Arecibo Observatory catches the most detailed radar images ever of asteroid 1998 QE2 and its newly discovered moon as they safely pass our planet. Arecibo Observatory continues to take radar images of asteroid 1998 QE2 and its moon as the space rock sails safely passed earth this week. The images show a dark cratered asteroid 3 kilometers across (1.9 miles) with a companion moon 750 meters (2,500 feet) in size. The asteroid and its moon passed 6 million kilometers (3.75 million miles) from earth, far enough from our planet not to worry, close enough to study this rocky world with the most sensitive radar telescope in the world, the U.S. National Science Foundation's Arecibo Observatory in Puerto Rico. "Asteroid QE2 has no chance of hitting earth," said USRA's Dr. Michael Nolan, head of the asteroid radar group at Arecibo Observatory who took the images.
Arecibo Observatory and the complementary Goldstone Solar System Radar in California run by NASA's Jet Propulsion Laboratory are unique among telescopes on earth for their ability to resolve features on asteroids, when optical telescopes on the ground would see these rocks as simple points of light. "We transmit powerful radio waves at passing asteroids," said Nolan. "Arecibo is a thousand times more powerful than your microwave oven." Sensitive radio receivers collect radio signals reflected from the asteroids and computers turn the radio echoes into images that show features such as craters and the smaller moon. The moon appears brighter than the asteroid as it is rotating more slowly; thus, its Doppler echoes compress along the Doppler axis of the image and appear stronger.
|Radar image of Asteroid 1998 QE2 taken on June 7, 2013 as the asteroid and its moon safely passed Earth. Image credit: Arecibo Observatory/NASA/Ellen Howell|
Of the asteroids that come close to Earth, approximately one out of six have moons. Dr. Patrick Taylor, a USRA research astronomer at Arecibo, remarked that "QE2's moon is roughly one-quarter the size of the main asteroid," which is a lumpy, battered world in the inner part of our solar system. "Similarly, our moon is also approximately one-fourth the size of our planet."
QE2's moon will help scientists determine the mass of the main asteroid and what minerals make up the asteroid-moon system. "Being able to determine its mass from the moon helps us understand better the asteroid's material," said Dr. Ellen Howell, a USRA research astronomer at Arecibo Observatory who took both radar images of the asteroid at Arecibo and optical and infrared images using the Infrared Telescope Facility in Hawaii. While the optical images do not show detail of the asteroid's surface, like the radar images do, instead they allow for measurements of what it is made of. Howell said, "What makes this asteroid so interesting, aside from being an excellent target for radar imaging, is the color and small moon."

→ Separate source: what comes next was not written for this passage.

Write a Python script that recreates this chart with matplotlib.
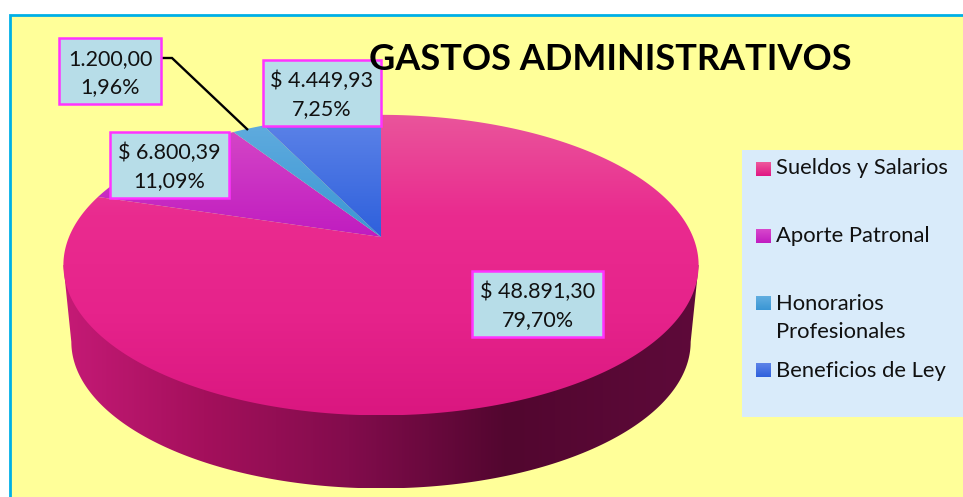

"Asteroid QE2 is dark, red, and primitive - that is, it hasn't been heated or melted as much as other asteroids," continued Howell. "QE2 is nothing like any asteroid we've visited with a spacecraft, or plan to, or that we have meteorites from. It's an entirely new beast in the menagerie of asteroids near Earth."
The provisional designation "1998 QE2" reflects the mid-August 1998 discovery date of this asteroid and is not related to the Queen Elizabeth II ocean liner, though a similarity of the asteroid's name to that of a cruise ship makes for interesting size comparisons. Arecibo astronomer Rhys Taylor said, "The moon is twice the length of the Queen Elizabeth II ocean liner, while the asteroid is nine times the length. Twenty-nine QE2 ships would fit around the circumference of asteroid QE2, plus or minus a ship."
USRA's Michael Nolan led the radar observations of QE2, with Ellen Howell, Patrick Taylor, Alessondra Springmann, Sean Marshall of Cornell University, and Mariah Law of Embry-Riddle Aeronautical University, in collaboration with the Near-Earth Object radar team at NASA/JPL and Goldstone Observatory in California. Observations continued through the morning of June 13, 2013.
Located in Puerto Rico, the Arecibo Observatory is home to the world's largest and most sensitive single-dish radio telescope, and dedicates hundreds of hours a year of its telescope time to improving our knowledge of near-Earth asteroids.